» Task details
Below are some records. Copy every line in them that holds "this".

Code that draws figures:
>> Begin
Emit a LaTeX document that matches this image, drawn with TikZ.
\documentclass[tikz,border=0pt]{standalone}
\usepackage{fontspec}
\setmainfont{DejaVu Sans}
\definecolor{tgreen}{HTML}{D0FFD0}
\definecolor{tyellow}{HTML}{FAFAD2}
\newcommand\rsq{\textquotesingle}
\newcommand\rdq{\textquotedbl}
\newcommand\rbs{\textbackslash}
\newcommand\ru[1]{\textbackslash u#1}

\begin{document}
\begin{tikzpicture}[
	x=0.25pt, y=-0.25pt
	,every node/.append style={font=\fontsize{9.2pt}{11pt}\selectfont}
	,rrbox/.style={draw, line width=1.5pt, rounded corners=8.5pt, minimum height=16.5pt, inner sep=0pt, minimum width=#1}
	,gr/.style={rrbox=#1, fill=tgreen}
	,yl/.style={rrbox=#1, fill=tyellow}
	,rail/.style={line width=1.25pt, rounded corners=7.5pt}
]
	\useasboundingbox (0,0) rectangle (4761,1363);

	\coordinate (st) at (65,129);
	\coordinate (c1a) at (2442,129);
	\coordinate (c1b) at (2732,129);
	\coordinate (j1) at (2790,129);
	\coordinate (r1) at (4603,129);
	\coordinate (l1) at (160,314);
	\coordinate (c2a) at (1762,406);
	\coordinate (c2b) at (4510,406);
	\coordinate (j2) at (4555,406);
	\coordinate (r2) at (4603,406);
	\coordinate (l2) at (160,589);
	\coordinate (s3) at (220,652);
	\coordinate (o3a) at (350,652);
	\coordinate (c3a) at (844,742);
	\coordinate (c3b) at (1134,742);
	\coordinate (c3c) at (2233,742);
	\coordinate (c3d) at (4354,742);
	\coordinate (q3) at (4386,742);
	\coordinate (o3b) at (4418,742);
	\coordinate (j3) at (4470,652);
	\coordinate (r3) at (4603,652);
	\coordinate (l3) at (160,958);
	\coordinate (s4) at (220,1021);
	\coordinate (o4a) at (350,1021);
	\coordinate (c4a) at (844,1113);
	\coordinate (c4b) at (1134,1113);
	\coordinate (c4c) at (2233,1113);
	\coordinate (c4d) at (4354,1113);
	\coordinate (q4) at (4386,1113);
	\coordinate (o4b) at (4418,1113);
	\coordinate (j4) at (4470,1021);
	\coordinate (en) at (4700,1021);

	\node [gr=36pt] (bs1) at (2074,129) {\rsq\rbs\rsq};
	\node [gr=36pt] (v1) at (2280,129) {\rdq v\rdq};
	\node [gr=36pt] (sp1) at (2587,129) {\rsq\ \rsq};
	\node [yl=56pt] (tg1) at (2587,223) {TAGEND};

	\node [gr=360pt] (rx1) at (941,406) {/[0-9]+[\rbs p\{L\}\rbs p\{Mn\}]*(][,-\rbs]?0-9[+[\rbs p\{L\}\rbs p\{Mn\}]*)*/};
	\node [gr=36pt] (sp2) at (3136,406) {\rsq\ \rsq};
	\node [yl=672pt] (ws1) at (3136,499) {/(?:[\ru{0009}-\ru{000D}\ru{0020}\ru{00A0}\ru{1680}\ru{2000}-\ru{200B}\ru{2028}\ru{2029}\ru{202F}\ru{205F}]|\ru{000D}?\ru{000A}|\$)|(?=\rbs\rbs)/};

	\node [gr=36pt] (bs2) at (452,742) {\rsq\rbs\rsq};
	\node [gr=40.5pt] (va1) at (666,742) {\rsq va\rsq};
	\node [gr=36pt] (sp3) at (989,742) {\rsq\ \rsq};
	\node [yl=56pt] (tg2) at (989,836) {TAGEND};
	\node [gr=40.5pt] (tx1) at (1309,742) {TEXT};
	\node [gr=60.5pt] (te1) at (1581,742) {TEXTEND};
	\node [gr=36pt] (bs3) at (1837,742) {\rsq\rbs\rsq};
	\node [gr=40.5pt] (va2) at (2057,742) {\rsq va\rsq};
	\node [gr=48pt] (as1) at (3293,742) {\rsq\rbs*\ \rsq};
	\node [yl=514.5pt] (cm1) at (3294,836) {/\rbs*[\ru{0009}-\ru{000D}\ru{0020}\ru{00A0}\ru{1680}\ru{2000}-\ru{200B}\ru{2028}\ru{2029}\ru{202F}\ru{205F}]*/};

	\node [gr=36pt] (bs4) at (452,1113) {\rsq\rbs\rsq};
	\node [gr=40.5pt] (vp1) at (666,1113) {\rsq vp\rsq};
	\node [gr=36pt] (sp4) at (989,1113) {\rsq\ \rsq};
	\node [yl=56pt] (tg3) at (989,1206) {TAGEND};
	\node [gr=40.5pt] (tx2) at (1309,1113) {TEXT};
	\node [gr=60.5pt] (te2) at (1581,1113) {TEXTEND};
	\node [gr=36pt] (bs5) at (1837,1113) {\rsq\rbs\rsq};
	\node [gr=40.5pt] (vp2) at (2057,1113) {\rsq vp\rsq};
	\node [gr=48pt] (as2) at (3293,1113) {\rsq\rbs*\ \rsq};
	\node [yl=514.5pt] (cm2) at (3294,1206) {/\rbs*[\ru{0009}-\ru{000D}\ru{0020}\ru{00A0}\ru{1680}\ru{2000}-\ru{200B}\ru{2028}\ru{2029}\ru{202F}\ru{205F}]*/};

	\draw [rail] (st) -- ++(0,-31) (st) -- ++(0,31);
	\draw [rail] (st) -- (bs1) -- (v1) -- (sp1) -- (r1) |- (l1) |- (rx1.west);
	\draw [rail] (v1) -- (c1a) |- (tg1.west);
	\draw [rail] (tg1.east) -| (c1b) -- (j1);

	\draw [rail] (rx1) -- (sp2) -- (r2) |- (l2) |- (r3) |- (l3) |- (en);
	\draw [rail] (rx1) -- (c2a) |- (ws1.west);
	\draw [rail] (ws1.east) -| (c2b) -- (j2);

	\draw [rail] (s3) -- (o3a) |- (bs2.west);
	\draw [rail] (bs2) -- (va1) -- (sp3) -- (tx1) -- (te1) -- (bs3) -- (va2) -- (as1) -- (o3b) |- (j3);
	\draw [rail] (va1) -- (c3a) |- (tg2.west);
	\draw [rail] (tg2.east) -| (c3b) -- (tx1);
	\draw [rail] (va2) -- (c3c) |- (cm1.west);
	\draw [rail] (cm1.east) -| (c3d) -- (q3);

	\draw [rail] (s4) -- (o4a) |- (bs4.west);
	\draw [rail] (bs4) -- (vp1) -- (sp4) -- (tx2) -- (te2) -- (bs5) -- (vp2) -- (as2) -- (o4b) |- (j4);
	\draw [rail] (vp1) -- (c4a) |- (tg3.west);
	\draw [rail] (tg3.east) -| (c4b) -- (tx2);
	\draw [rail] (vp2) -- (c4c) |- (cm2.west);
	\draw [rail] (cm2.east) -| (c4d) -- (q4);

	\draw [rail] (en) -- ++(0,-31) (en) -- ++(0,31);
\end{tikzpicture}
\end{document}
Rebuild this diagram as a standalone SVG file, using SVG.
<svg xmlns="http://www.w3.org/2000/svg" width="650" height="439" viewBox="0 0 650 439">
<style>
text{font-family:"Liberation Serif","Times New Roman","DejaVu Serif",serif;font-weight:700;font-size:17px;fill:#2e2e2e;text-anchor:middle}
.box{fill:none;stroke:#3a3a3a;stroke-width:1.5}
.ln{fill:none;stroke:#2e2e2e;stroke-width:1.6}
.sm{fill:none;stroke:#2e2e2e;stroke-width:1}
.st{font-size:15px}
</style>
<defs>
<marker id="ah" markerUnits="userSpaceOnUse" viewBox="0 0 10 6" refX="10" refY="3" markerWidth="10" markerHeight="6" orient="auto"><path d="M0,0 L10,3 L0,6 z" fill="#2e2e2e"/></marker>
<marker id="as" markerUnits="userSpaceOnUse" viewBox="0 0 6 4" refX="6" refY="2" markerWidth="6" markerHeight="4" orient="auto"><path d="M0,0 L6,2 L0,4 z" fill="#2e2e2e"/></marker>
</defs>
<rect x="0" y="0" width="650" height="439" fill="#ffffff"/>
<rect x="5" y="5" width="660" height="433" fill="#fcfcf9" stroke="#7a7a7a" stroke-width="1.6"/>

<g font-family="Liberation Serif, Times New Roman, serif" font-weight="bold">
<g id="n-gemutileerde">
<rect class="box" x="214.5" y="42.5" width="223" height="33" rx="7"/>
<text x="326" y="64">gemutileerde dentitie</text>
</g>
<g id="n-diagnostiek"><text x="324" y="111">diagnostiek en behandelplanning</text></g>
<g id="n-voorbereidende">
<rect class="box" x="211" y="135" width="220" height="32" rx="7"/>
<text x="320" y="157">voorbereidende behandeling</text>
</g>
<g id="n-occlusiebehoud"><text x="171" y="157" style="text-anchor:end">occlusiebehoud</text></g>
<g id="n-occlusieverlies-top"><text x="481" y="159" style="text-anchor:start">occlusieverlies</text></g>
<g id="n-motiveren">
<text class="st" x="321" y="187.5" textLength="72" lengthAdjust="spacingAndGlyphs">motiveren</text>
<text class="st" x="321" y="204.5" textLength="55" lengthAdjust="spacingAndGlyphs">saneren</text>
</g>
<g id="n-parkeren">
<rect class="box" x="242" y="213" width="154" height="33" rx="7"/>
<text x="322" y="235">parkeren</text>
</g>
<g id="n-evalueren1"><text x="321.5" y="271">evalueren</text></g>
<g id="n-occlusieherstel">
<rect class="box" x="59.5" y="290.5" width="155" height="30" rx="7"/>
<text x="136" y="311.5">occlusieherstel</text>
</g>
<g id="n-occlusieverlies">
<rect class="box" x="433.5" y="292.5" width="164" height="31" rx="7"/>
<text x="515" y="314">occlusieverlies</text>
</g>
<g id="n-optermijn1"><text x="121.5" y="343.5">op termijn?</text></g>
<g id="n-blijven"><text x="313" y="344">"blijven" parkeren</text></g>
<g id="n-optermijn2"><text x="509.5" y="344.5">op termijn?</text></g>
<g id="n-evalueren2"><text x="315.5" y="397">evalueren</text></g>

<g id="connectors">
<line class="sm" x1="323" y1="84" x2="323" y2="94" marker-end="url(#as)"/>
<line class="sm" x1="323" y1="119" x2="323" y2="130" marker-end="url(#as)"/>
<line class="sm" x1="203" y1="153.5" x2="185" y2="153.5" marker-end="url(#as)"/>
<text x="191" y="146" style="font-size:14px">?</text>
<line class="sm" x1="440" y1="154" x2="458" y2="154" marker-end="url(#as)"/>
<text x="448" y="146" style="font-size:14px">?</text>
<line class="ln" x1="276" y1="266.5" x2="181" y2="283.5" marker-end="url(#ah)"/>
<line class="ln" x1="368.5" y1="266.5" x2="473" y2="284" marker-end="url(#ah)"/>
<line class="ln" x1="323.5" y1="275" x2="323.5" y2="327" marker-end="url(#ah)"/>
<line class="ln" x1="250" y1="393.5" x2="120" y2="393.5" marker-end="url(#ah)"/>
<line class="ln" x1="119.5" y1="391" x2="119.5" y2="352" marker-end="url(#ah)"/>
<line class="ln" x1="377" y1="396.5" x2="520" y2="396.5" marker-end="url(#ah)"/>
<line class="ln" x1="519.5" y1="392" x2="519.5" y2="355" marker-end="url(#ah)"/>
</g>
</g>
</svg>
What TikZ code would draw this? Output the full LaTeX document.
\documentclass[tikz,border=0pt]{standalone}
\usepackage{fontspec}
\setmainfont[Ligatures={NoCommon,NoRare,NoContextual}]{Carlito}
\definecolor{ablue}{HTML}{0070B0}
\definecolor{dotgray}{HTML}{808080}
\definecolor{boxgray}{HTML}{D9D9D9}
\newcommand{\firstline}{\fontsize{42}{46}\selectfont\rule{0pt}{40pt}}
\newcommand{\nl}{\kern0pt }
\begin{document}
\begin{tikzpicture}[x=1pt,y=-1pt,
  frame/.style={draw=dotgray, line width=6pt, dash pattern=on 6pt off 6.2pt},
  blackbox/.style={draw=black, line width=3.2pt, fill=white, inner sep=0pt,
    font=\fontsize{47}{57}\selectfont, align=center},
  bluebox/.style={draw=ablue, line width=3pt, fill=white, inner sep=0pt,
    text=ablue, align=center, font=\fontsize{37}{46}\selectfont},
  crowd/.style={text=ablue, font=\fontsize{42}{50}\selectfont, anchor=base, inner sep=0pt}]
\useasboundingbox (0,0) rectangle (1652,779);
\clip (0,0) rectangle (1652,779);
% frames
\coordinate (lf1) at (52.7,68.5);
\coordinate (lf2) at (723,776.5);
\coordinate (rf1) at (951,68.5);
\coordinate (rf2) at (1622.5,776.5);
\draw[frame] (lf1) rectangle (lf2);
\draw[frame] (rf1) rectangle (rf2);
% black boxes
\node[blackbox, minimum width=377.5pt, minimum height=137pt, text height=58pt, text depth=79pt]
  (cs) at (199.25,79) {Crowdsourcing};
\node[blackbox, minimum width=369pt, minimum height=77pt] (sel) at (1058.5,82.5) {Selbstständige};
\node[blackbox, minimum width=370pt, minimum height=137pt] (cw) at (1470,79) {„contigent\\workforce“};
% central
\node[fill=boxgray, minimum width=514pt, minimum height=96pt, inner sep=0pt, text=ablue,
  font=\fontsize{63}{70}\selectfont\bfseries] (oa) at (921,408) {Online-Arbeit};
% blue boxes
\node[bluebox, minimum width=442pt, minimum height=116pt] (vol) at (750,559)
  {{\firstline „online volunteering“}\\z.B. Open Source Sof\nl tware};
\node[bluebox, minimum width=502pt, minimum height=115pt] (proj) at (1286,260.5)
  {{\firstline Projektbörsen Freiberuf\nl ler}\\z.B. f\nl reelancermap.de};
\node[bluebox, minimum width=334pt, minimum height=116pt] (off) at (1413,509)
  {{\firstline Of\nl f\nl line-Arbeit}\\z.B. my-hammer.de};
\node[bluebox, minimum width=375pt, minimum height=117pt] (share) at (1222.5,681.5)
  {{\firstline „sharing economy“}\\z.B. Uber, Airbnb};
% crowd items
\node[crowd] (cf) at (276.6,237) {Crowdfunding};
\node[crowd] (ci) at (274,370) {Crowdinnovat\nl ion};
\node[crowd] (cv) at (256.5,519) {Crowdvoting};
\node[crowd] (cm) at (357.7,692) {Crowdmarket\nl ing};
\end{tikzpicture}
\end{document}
>> End
» Full solution
Emit a LaTeX document that matches this image, drawn with TikZ.
Rebuild this diagram as a standalone SVG file, using SVG.
What TikZ code would draw this? Output the full LaTeX document.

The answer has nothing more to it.